His behavior could get better as he becomes more comfortable with you and secure in your home. BUT, it is very likely it could get worse. If he gets a chance to practice resource guarding in his home he could get better at it and become more aggressive. If you are not a good leader, as he gains confidence he could get more aggressive as well.

Manage his food/treats/toys or whatever it is he guards. Feed him or give him his toy/treat in an out of the way location. Keep all kids/strangers/visitors away from him. Do not get lackadaisical and trust him. Consider tethering him while he eats his dinner or chews his bone so that if he lunges at you, you can get away from him. You can feed him in his crate, but be aware that if he guards his bowl, you will not be able to reach into the crate to 1) remove his bowl or (2) get him out. Pick up all food/toys/bones when done.

If he guards food in a bowl, consider throwing the food on the ground and letting him eat off the floor.

Buy and read Jean Donaldson’s book MINE.

Consider buying him multiple toys of the same kind. Instead of giving him one bone or one pig’s ear, give him 5. He is less likely to guard things if there are many of them lying on the ground; his resources are less scarce if there are a lot laying on the ground when he is permitted to chew them. Remember to pick them up when he’s done.

Dogs who guard resources sometimes will guard whatever they see as theirs. He could decide to guards a fuzz ball on the ground or a peanut you drop in your car.

Keep a leash on him at all times in the house (of course, only when you are home!) so that you can have something to grab if he should become aggressive.

If you want to work with him to lessen the severity of his aggression, here are some pointers:

Only work with him while he is tethered.

Use a treat that he absolutely loves and that he gets only when you are working with him. He should never get this treat at any other time. Use boiled chicken, steak, roast beef, liver, etc.

Give him what he guards while tethered. Let him settle in and approach him slowly. BEFORE he starts to growl or show ANYaggression, start throwing the treat to him. The idea is to teach him that good things happen when you approach him while eating or chewing a bone, etc. Don’t get any closer than he is comfortable. If you go close enough that he growls, you have gone too far.

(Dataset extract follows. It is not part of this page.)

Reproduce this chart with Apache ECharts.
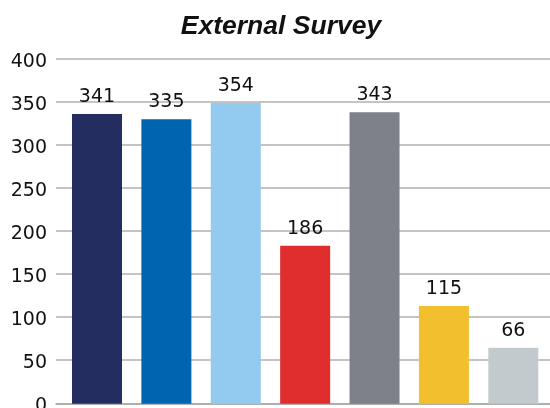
<!DOCTYPE html>
<html><head><meta charset="utf-8">
<script src="https://cdn.jsdelivr.net/npm/echarts@6/dist/echarts.min.js"></script>
<style>html,body{margin:0;padding:0;background:#fff}#c{width:550px;height:408px}</style>
</head><body><div id="c"></div>
<script>
var categories = ['A','B','C','D','E','F','G'];
var values = [341, 335, 354, 186, 343, 115, 66];
var colors = ['#232D5F','#0064B0','#93CAEF','#E02E2E','#7E8189','#F2BF2E','#C3CACD'];
var yTicks = {min:0, max:400, interval:50};
var FONT = 'DejaVu Sans';
var chart = echarts.init(document.getElementById('c'));
chart.setOption({
  animation:false,
  title:{text:'External Survey', left:276, top:8, textAlign:'center',
    textStyle:{fontFamily:'Liberation Sans', fontSize:26.5, fontWeight:'bold', fontStyle:'italic', color:'#111'}},
  grid:[
    {left:56, right:0, top:58.7, height:344.6, containLabel:false, outerBoundsMode:'none'},
    {left:62.3, right:2, top:63.9, height:339.9, containLabel:false, outerBoundsMode:'none'}
  ],
  xAxis:[
    {type:'category', gridIndex:0, data:categories, axisLine:{show:true, lineStyle:{color:'#A8A8A8', width:1.5}},
     axisTick:{show:false}, axisLabel:{show:false}},
    {type:'category', gridIndex:1, data:categories, show:false}
  ],
  yAxis:[
    {type:'value', gridIndex:0, min:yTicks.min, max:yTicks.max, interval:yTicks.interval,
     axisLine:{show:false}, axisTick:{show:false},
     axisLabel:{fontFamily:FONT, fontSize:19, color:'#111', margin:9, verticalAlign:'top', lineHeight:6},
     splitLine:{lineStyle:{color:'#B0B0B0', width:1.5}}},
    {type:'value', gridIndex:1, min:yTicks.min, max:yTicks.max, interval:yTicks.interval, show:false, splitLine:{show:false}}
  ],
  series:[{
    type:'bar', xAxisIndex:1, yAxisIndex:1, barWidth:50,
    data: values.map(function(v,i){return {value:v, itemStyle:{color:colors[i]}};}),
    label:{show:true, position:'top', distance:7.5, fontFamily:FONT, fontSize:19, color:'#111'}
  }]
});
</script></body></html>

Repeat the above steps at least 20 times. Only more closer if he does not show aggression. If you move too close and he shows aggression, back up and start over from the point where he shows no aggression.

Gradually decrease your distance. This could take days, months, weeks, even years. Let your dog dictate how close he feels comfortable.

If he guards his food, consider feeding him all that he can and will eat for a while. You don’t want him to get fat, but if he is fed as much as he can eat consistently and there is more food available for him than he needs, his aggression MIGHT lessen.

Punishment does not work in treating resource guarding. Taking what he is growling over and not giving something of equal or greater value in return or punishing him for guarding will only teach him that bad things happen when people approach him. This could actually make his aggression worse.

We cannot guarantee he will not bite while protecting a resource. In fact, we can almost guarantee he will. It is up to you to keep yourself and him safe by managing him and by following these guidelines.